* Prompt *
Which lines hold the word "standalone"? Copy each one.
________________________
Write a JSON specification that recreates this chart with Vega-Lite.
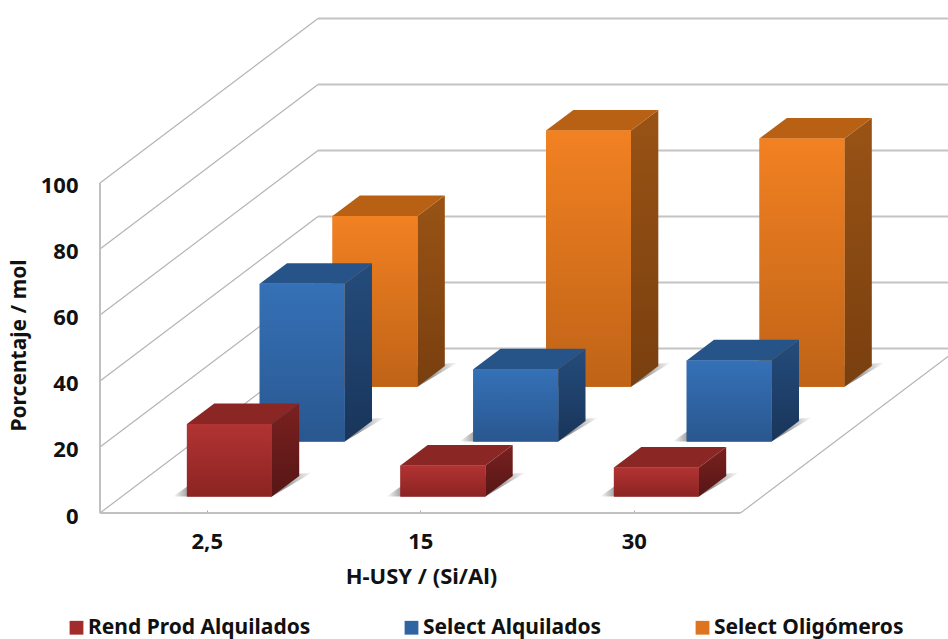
{
  "$schema": "https://vega.github.io/schema/vega-lite/v6.json",
  "description": "Pseudo-3D grouped bars: each bar value is projected onto a receding floor and drawn as front, side and top faces.",
  "autosize": "none",
  "width": 848,
  "height": 513,
  "padding": {"left": 100, "top": 0, "right": 0, "bottom": 126},
  "background": "white",
  "config": {
    "view": {"stroke": null},
    "font": "Noto Sans",
    "axis": {"labelFont": "Noto Sans", "titleFont": "Noto Sans", "labelFontWeight": "bold", "titleFontWeight": "bold", "labelColor": "#111", "titleColor": "#111"},
    "legend": {"labelFont": "Noto Sans", "labelFontWeight": "bold", "labelColor": "#111"}
  },
  "datasets": {
    "bars": [
      {"cat": 1, "serie": "Select Oligómeros", "value": 51.7},
      {"cat": 2, "serie": "Select Oligómeros", "value": 77.6},
      {"cat": 3, "serie": "Select Oligómeros", "value": 75.2},
      {"cat": 1, "serie": "Select Alquilados", "value": 47.8},
      {"cat": 2, "serie": "Select Alquilados", "value": 21.9},
      {"cat": 3, "serie": "Select Alquilados", "value": 24.6},
      {"cat": 1, "serie": "Rend Prod Alquilados", "value": 22},
      {"cat": 2, "serie": "Rend Prod Alquilados", "value": 9.4},
      {"cat": 3, "serie": "Rend Prod Alquilados", "value": 8.8}
    ],
    "levels": [
      {"level": 0}, {"level": 20}, {"level": 40}, {"level": 60}, {"level": 80}, {"level": 100}
    ]
  },
  "layer": [
    {
      "data": {"name": "levels"},
      "transform": [{"calculate": "datum.level + 49.85", "as": "back"}],
      "mark": {"type": "rule", "color": "#b4b4b4", "strokeWidth": 1.2},
      "encoding": {
        "x": {
          "datum": 0.5,
          "type": "quantitative",
          "scale": {"domain": [0.5, 4.472], "nice": false, "zero": false},
          "axis": {
            "values": [1, 2, 3],
            "labelExpr": "datum.value === 1 ? '2,5' : datum.value === 2 ? '15' : '30'",
            "title": "H-USY / (Si/Al)",
            "titleFontSize": 22,
            "titleX": 321,
            "titleY": 53,
            "titleAnchor": null,
            "labelFontSize": 22,
            "labelPadding": 21,
            "tickSize": -3,
            "tickColor": "#a8a8a8",
            "domain": false,
            "grid": false
          }
        },
        "x2": {"datum": 1.521},
        "y": {
          "field": "level",
          "type": "quantitative",
          "scale": {"domain": [0, 155.45], "nice": false, "zero": false},
          "axis": {
            "values": [0, 20, 40, 60, 80, 100],
            "title": "Porcentaje / mol",
            "titleFontSize": 21,
            "titleX": -71,
            "titleY": 345,
            "titleAnchor": null,
            "labelFontSize": 22,
            "labelPadding": 22,
            "labelOffset": 3,
            "ticks": false,
            "tickSize": 0,
            "domain": false,
            "grid": false
          }
        },
        "y2": {"field": "back"}
      }
    },
    {
      "data": {"name": "levels"},
      "transform": [{"calculate": "datum.level + 49.85", "as": "back"}],
      "mark": {"type": "rule", "color": "#c4c4c4", "strokeWidth": 2},
      "encoding": {
        "x": {"datum": 1.521, "type": "quantitative"},
        "x2": {"datum": 4.472},
        "y": {"field": "back", "type": "quantitative"}
      }
    },
    {
      "data": {"values": [{"edge": "left wall"}]},
      "mark": {"type": "rule", "color": "#c0c0c0", "strokeWidth": 2},
      "encoding": {
        "x": {"datum": 0.5, "type": "quantitative"},
        "y": {"datum": 0, "type": "quantitative"},
        "y2": {"datum": 100}
      }
    },
    {
      "data": {"values": [{"edge": "front floor"}]},
      "mark": {"type": "rule", "color": "#c0c0c0", "strokeWidth": 2},
      "encoding": {
        "x": {"datum": 0.5, "type": "quantitative"},
        "x2": {"datum": 3.5},
        "y": {"datum": 0, "type": "quantitative"}
      }
    },
    {
      "data": {"values": [{"edge": "right floor"}]},
      "mark": {"type": "rule", "color": "#b4b4b4", "strokeWidth": 1.2, "clip": true},
      "encoding": {
        "x": {"datum": 3.5, "type": "quantitative"},
        "x2": {"datum": 4.521},
        "y": {"datum": 0, "type": "quantitative"},
        "y2": {"datum": 49.85}
      }
    },
    {
      "data": {"name": "bars"},
      "transform": [
        {"calculate": "0.1 + 0.334 * indexof(['Rend Prod Alquilados', 'Select Alquilados', 'Select Oligómeros'], datum.serie)", "as": "d"},
        {"calculate": "datum.cat - 0.195 + datum.d * 1.021", "as": "x0"},
        {"calculate": "datum.d * 49.85", "as": "base"},
        {"calculate": "[datum.x0 - 0.065, datum.x0, datum.x0 + 0.398, datum.x0 + 0.587]", "as": "sx"},
        {"calculate": "[datum.base, datum.base, datum.base, datum.base + 7.3]", "as": "lo"},
        {"calculate": "[datum.base, datum.base + 3, datum.base + 6.2, datum.base + 7.3]", "as": "hi"},
        {"flatten": ["sx", "lo", "hi"]}
      ],
      "mark": {
        "type": "area",
        "color": {
          "gradient": "linear", "x1": 0, "y1": 0, "x2": 1, "y2": 0,
          "stops": [
            {"offset": 0, "color": "rgba(90,90,90,0)"},
            {"offset": 0.12, "color": "rgba(90,90,90,0.65)"},
            {"offset": 0.8, "color": "rgba(90,90,90,0.65)"},
            {"offset": 1, "color": "rgba(90,90,90,0)"}
          ]
        }
      },
      "encoding": {
        "x": {"field": "sx", "type": "quantitative"},
        "y": {"field": "lo", "type": "quantitative"},
        "y2": {"field": "hi"},
        "detail": [{"field": "cat"}, {"field": "serie"}]
      }
    },
    {
      "data": {"name": "bars"},
      "transform": [
        {"calculate": "0.1 + 0.334 * indexof(['Rend Prod Alquilados', 'Select Alquilados', 'Select Oligómeros'], datum.serie)", "as": "d"},
        {"calculate": "datum.cat - 0.195 + datum.d * 1.021", "as": "x0"},
        {"calculate": "datum.x0 + 0.398", "as": "x1"},
        {"calculate": "datum.d * 49.85", "as": "base"},
        {"calculate": "datum.base + datum.value", "as": "top"}
      ],
      "mark": {"type": "rect"},
      "encoding": {
        "x": {"field": "x0", "type": "quantitative"},
        "x2": {"field": "x1"},
        "y": {"field": "base", "type": "quantitative"},
        "y2": {"field": "top"},
        "color": {
          "field": "serie",
          "type": "nominal",
          "scale": {
            "domain": ["Rend Prod Alquilados", "Select Alquilados", "Select Oligómeros"],
            "range": ["#a12c2b", "#2f64a3", "#dd7420"]
          },
          "legend": {
            "orient": "none",
            "legendX": -34,
            "legendY": 617,
            "title": null,
            "direction": "horizontal",
            "columns": 3,
            "columnPadding": 90,
            "symbolType": "square",
            "symbolSize": 190,
            "symbolStrokeWidth": 0,
            "labelFontSize": 21,
            "labelOffset": 1,
            "labelLimit": 400
          }
        }
      }
    },
    {
      "data": {"name": "bars"},
      "transform": [
        {"calculate": "0.1 + 0.334 * indexof(['Rend Prod Alquilados', 'Select Alquilados', 'Select Oligómeros'], datum.serie)", "as": "d"},
        {"calculate": "datum.cat - 0.195 + datum.d * 1.021", "as": "x0"},
        {"calculate": "datum.d * 49.85", "as": "base"},
        {"calculate": "datum.base + datum.value", "as": "top"},
        {"calculate": "['side', 'top', 'front']", "as": "face"},
        {"flatten": ["face"]},
        {"calculate": "datum.face === 'front' ? [0, 1] : datum.face === 'side' ? [1, 1] : [0, 0, 1, 1]", "as": "a"},
        {"calculate": "datum.face === 'front' ? [0, 0] : datum.face === 'side' ? [0, 1] : [0, 1, 0, 1]", "as": "b"},
        {"calculate": "datum.face === 'front' ? [datum.base, datum.base] : datum.face === 'side' ? [datum.base, datum.base + 6.23] : [datum.top, datum.top, datum.top, datum.top + 6.23]", "as": "lo"},
        {"calculate": "datum.face === 'front' ? [datum.top, datum.top] : datum.face === 'side' ? [datum.top, datum.top + 6.23] : [datum.top, datum.top + 6.23, datum.top + 6.23, datum.top + 6.23]", "as": "hi"},
        {"flatten": ["a", "b", "lo", "hi"]},
        {"calculate": "datum.x0 + 0.398 * datum.a + 0.128 * datum.b", "as": "px"},
        {"calculate": "datum.serie + ' ' + datum.face", "as": "faceKey"}
      ],
      "mark": {"type": "area"},
      "encoding": {
        "x": {"field": "px", "type": "quantitative"},
        "y": {"field": "lo", "type": "quantitative"},
        "y2": {"field": "hi"},
        "detail": [{"field": "cat"}, {"field": "faceKey"}],
        "color": {
          "condition": [
            {"test": "datum.faceKey === 'Rend Prod Alquilados front'", "value": {"gradient": "linear", "x1": 0, "y1": 0, "x2": 0, "y2": 1, "stops": [{"offset": 0, "color": "#b23333"}, {"offset": 1, "color": "#8b2422"}]}},
            {"test": "datum.faceKey === 'Select Alquilados front'", "value": {"gradient": "linear", "x1": 0, "y1": 0, "x2": 0, "y2": 1, "stops": [{"offset": 0, "color": "#3571b7"}, {"offset": 1, "color": "#29578f"}]}},
            {"test": "datum.faceKey === 'Select Oligómeros front'", "value": {"gradient": "linear", "x1": 0, "y1": 0, "x2": 0, "y2": 1, "stops": [{"offset": 0, "color": "#f28122"}, {"offset": 1, "color": "#bf6317"}]}},
            {"test": "datum.faceKey === 'Rend Prod Alquilados side'", "value": {"gradient": "linear", "x1": 0, "y1": 0, "x2": 0, "y2": 1, "stops": [{"offset": 0, "color": "#7a2120"}, {"offset": 1, "color": "#561615"}]}},
            {"test": "datum.faceKey === 'Select Alquilados side'", "value": {"gradient": "linear", "x1": 0, "y1": 0, "x2": 0, "y2": 1, "stops": [{"offset": 0, "color": "#244c7c"}, {"offset": 1, "color": "#19355a"}]}},
            {"test": "datum.faceKey === 'Select Oligómeros side'", "value": {"gradient": "linear", "x1": 0, "y1": 0, "x2": 0, "y2": 1, "stops": [{"offset": 0, "color": "#995315"}, {"offset": 1, "color": "#793f0f"}]}},
            {"test": "datum.faceKey === 'Rend Prod Alquilados top'", "value": "#8a2623"},
            {"test": "datum.faceKey === 'Select Alquilados top'", "value": "#265488"}
          ],
          "value": "#b86115"
        }
      }
    }
  ]
}
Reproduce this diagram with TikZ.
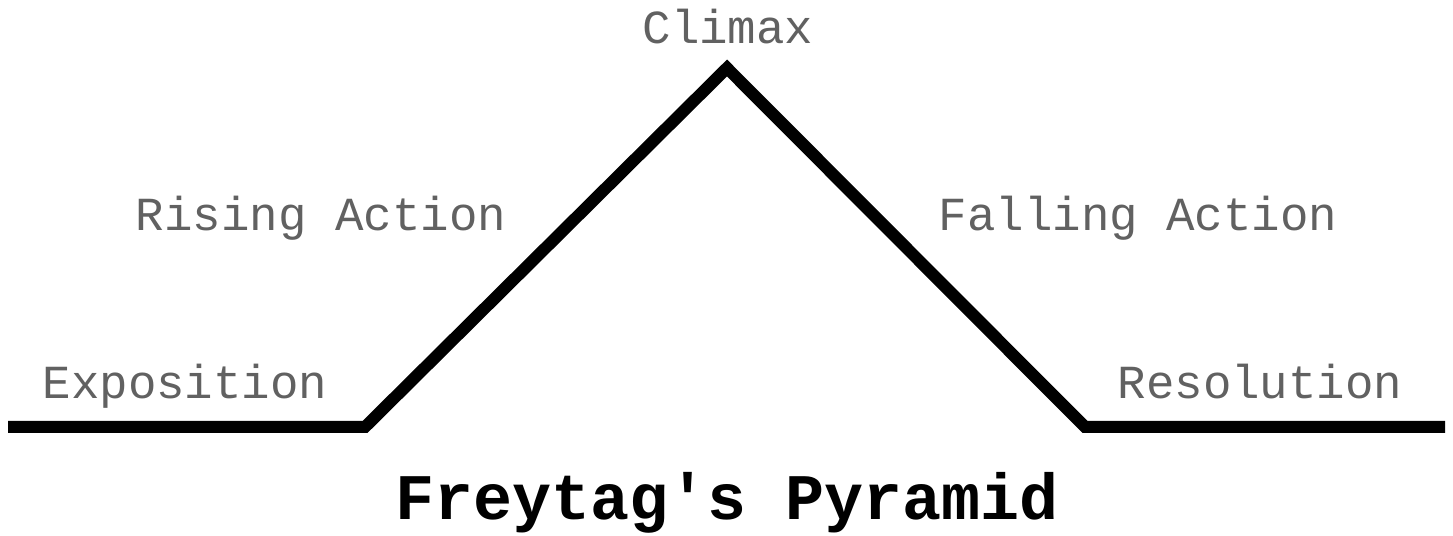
\documentclass[tikz,border=0pt]{standalone}
\usepackage{fontspec}
\setmonofont{Liberation Mono}
\usepackage{tikz}

\begin{document}
\begin{tikzpicture}[every node/.style={font=\ttfamily\fontsize{27}{30}\selectfont, anchor=base},
    stage/.style={text=black!62},
    title/.style={font=\ttfamily\bfseries\fontsize{37}{40}\selectfont}]
            \useasboundingbox (0,0) rectangle (29.06,10.72);
            % the pyramid
            \coordinate (start) at (0.16,2.18);
            \coordinate (incite) at (7.3,2.18);
            \coordinate (peak) at (14.54,9.36);
            \coordinate (fall) at (21.7,2.18);
            \coordinate (finish) at (28.9,2.18);
            \draw[line width=0.24cm, miter limit=20]
                (start) -- (incite) -- (peak) -- (fall) -- (finish);

            % stages
            \node[stage] (climax) at (14.56,9.84) {Climax};
            \node[stage] (rising) at (6.42,6.10) {Rising Action};
            \node[stage] (falling) at (22.76,6.10) {Falling Action};
            \node[stage] (expo) at (3.7,2.74) {Exposition};
            \node[stage] (reso) at (25.2,2.74) {Resolution};

            % title
            \node[title] (name) at (14.54,0.32) {Freytag's Pyramid};
        \end{tikzpicture}
\end{document}
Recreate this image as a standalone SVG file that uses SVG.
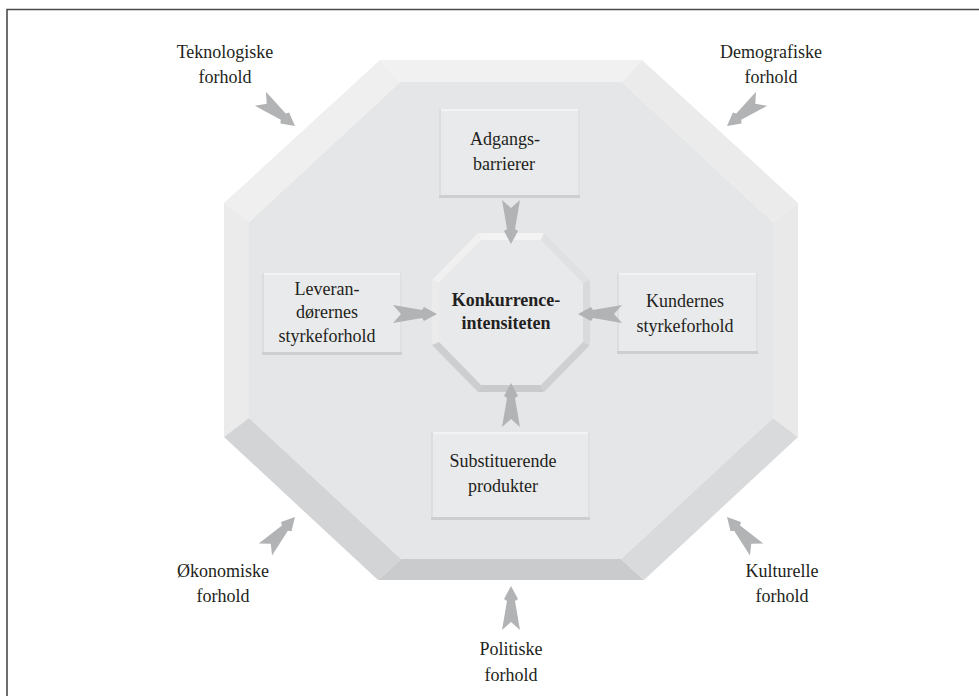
________________________
* Complete output *
\documentclass[tikz,border=0pt]{standalone}
Recreate this image as a standalone SVG file that uses SVG.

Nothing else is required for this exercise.